Такого рода отношение к вокалу нередко заставляет певцов искать ничем не оправданных путей к своему успеху. Я позволю себе привести только один пример – знаменитый романс Радамеса «Celeste Aida…» (’’Милая Аида”) из «Аиды» Верди. В нем символически обрисовывается характер воина Радамеса: размечтавшись о будущей бранной славе, он думает о любимой им красавице Аиде, которой он готов воздвигнуть «трон рядом с солнцем». По либретто характеру предписывается воодушевление и некоторое мечтательное прожектерство с интонацией: «Ах, если бы…». В самом деле в конце арии Верди ведет голос тенора от фа к высокому си-бемоль, предписывая ему pianissimo u morendo. Но этот си-бемоль почти все тенора выстреливают, как пушечное ядро. Они не желают лишать публику «физического удовольствия», тем более что взамен она ответит ему благодарными и лестными рукоплесканиями. Таким образом, как говорится, все довольны, – в проигрыше остается только композитор, чья драматическая логика своевольно нарушена.
Другой тип слушателя не ходит в оперу только затем, чтобы насладиться красивым голосом и испытать уже упомянутое нами удовольствие, которое, по его мнению, роднит первого слушателя скорее с любителем вокального спорта, нежели искусства. Он даже не столько ходит в театр «на тенора, сопрано или баритона имярек», сколько для того, чтобы насладиться музыкальной драмой в целом и познакомиться с ее характерами – образами, которые, если вдуматься, «построены из одних звуков», конкретными персонажами, где точно воплощен композиторский замысел. Для такого слушателя или такого подхода к оперному искусству (понимаемому только как «драма, созданная музыкальными средствами») сама музыкальная ткань важна лишь в той степени, в какой она позволяет передать состояние духа или сердечную трагедию того или иного персонажа. Для такого слушателя голос прекрасен, если он абсолютно выразителен (то, что у голоса превосходная фразировка, безупречное чувство ритма и прочие необходимые качества певца, считается само собой разумеющимся).

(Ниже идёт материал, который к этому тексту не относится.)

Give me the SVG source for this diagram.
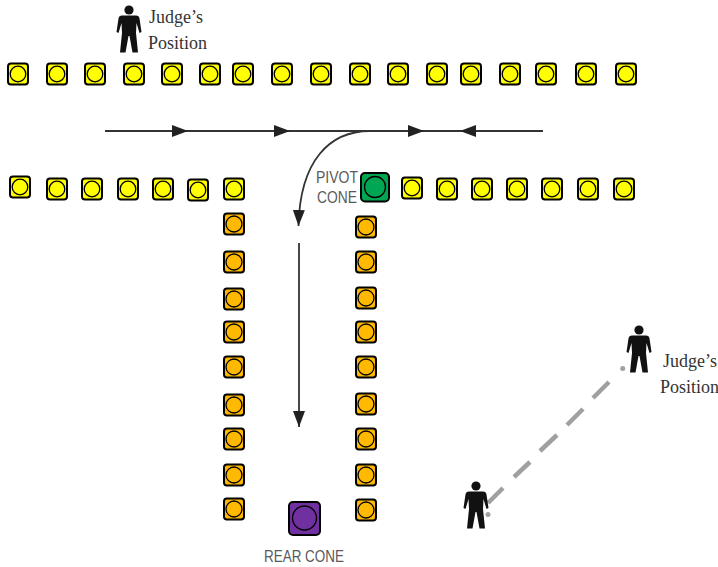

Этой выразительности можно достичь путем неукоснительного следования композиторским указаниям. И, как показывает свидетельство Стендаля, даже неровность тембровой окраски (если ею пользоваться к месту и ненарочито) может быть весьма выразительным средством: даже резкая, дребезжащая, но точно интонированная нота способна красочно передать особое состояние души, грубость или извращенность натуры.